We started off with real hope after signing Hopper and Taranto after a 2022 season where we were pretty good but lacking in midfield grunt.
We learned, pretty early on, that you can’t enter a new season after having spent an offseason trying to fix last year’s team. You need to look forward, not fix what happened in the past.
Our best pressure forward, Jason Castagna, retired very late in the offseason because he was constantly abused for no reason. He was like the Skylar White of the Richmond dynasty.
Our best young key position player, Josh Gibcus, had a hamstring injury that lasted longer than Lost and ended more hopelessly.
Our best key forward, Tom Lynch, broke his foot early and never took the walking boot off for the rest of 2023.
Our coach left citing burnout and was linked to Gold Coast more quickly than you can say marketing manager at Richmond.
Two of our greatest ever players and leaders played their last game together then drove out of Tigerland like they were Thelma and Louise.
We head into season 2024 with just 9 of the Richmond premiership team from 2017 still on the Tigers’ list and the prospect of a brand new coach.
One of those players is Dan Rioli who named in the forward pocket in that grand final, and who is now one of the game’s best running defenders.
One of the others is Dustin Martin, named at centre half forward in that grand final.
Jesus I am glad to see him.
Reports emerged over the last couple of days that Dusty would undoubtedly be staying at Tigerland at least through season 2024. Sam McClure, who I can only assume was tied up like he was in Abu Ghraib until he wrote this article, said that “Dustin Martin will see out his contract at Richmond”.
He rebelled from his captors by adding in that Dusty is “open to finishing his career on the Gold Coast.”

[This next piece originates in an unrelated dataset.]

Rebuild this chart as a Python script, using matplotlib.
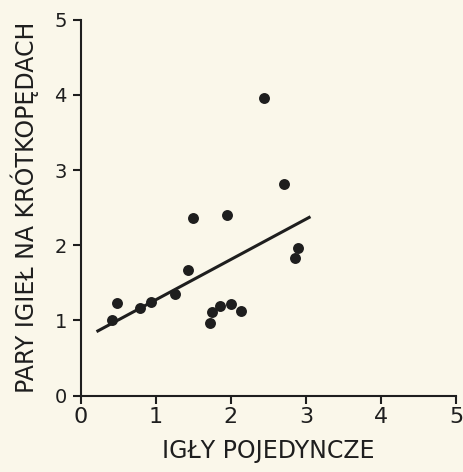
import matplotlib
matplotlib.use("Agg")
import matplotlib.pyplot as plt

# single needles vs. needle pairs on short shoots
x_single = [0.42, 0.48, 0.79, 0.94, 1.26, 1.43, 1.49, 1.72, 1.75, 1.86,
            1.95, 2.00, 2.14, 2.44, 2.71, 2.85, 2.90]
y_pairs = [1.00, 1.23, 1.16, 1.24, 1.35, 1.67, 2.36, 0.96, 1.11, 1.19,
           2.40, 1.22, 1.13, 3.96, 2.82, 1.83, 1.96]

# regression line end points
line_x = [0.21, 3.06]
line_y = [0.85, 2.38]

ticks = [0, 1, 2, 3, 4, 5]

bg = "#faf7ea"
ink = "#1e1e1e"

def main():
    fig = plt.figure(figsize=(4.64, 4.72), dpi=100, facecolor=bg)
    ax = fig.add_axes([0.174, 0.162, 0.809, 0.796], facecolor=bg)

    ax.plot(line_x, line_y, color=ink, lw=2.2, solid_capstyle="butt")
    ax.scatter(x_single, y_pairs, s=62, color=ink, zorder=3, lw=0)

    ax.set_xlim(0, 5)
    ax.set_ylim(0, 5)
    ax.set_xticks(ticks)
    ax.set_yticks(ticks)
    ax.spines["right"].set_visible(False)
    ax.spines["top"].set_visible(False)
    for s in ("left", "bottom"):
        ax.spines[s].set_linewidth(1.5)
        ax.spines[s].set_color(ink)
    ax.tick_params(axis="both", direction="out", length=6, width=1.5, color=ink)
    ax.tick_params(axis="x", labelsize=16, pad=2, labelcolor=ink)
    ax.tick_params(axis="y", labelsize=14, pad=4, labelcolor=ink)

    ax.set_xlabel("IGŁY POJEDYNCZE", fontsize=17, color=ink, labelpad=9)
    ax.set_ylabel("PARY IGIEŁ NA KRÓTKOPĘDACH", fontsize=17, color=ink, labelpad=11)

    fig.savefig("out.png", dpi=100, facecolor=bg)

if __name__ == "__main__":
    main()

McClure has taken the never wrong just early approach to Dusty leaving the Tigers for the better part of the last three years, and he’s still holding the door open in an article that says, definitively, that he’s going nowhere.
Thank goodness for that.
I think if Dusty were to leave after a season of so much uncertainty, so much upheaval, it would have a genuine effect on the psyche of the Richmond faithful. I suspect that in season 2024, Dusty will take over the mantle that Richo had and then passed onto Jack before the glory years: the reason to go to the footy.
If he were to have left at the end of the season that you could drill the final nail into the coffin of the dynasty it would have been a pretty swift return to the hopelessness that defined my early years as a Richmond supporter.
The feeling that we got our good thing, and now we’ll never get it again.
The younger and newer fans would be stuck feeling like Tony Soprano in the first episode of The Sopranos when he says “I came in at the end. The best is over.”
I think Dusty specifically would have engendered this reaction because of two factors: firstly he’s the talisman that defined the dynasty; and secondly, because of how good he was in 2023.
It was outrageous that Dusty wasn’t an All-Australian last season given the year that he had playing 86% game time as a forward. He was first among forwards for possessions, contested ball and forward 50 ground ball gets and fifth for score involvements.
He was also first among in offensive 1 v 1 win percentage among all players with at least one offensive 1 v 1 per game at 49%. That number was 4% than Gary Rohan at number 2, who had basically half the amount of offensive 1v1s.
He finished the year with 25 goals from his 20 games.
He’s more of an actual forward flank than Christian Petracca has ever been.
This was also the year that Dusty fully embraced the Leo Messi inside him. He walked for large portions of the game. He did nothing defensively. He understood that he was Richmond’s best, and often only, avenue to goal through most of the stretch run of the season and conserved his energy for those moments.
He averaged half a tackle inside 50 per game, and I bet if you went back and watched them, most would be him jumping on top of piles. He knew that wasn’t his game and he didn’t play it.
The sort of game that he has embraced as he has aged is even more reason why he will be so important to Richmond people in 2024. He’s going to do something outrageous most weeks and give us something to cheer about in a season that threatens to be pretty bleak.
He’s also going to give us another reason to look back on the glory years when he plays his 300th game in yellow and black. We’ll get to see the highlights, him swearing on national TV when being interviewed by Richo post-2017, the way he grabbed his jumper in each of the three grand final victories.
We’ll get a reason to celebrate the best player that most of us have ever seen.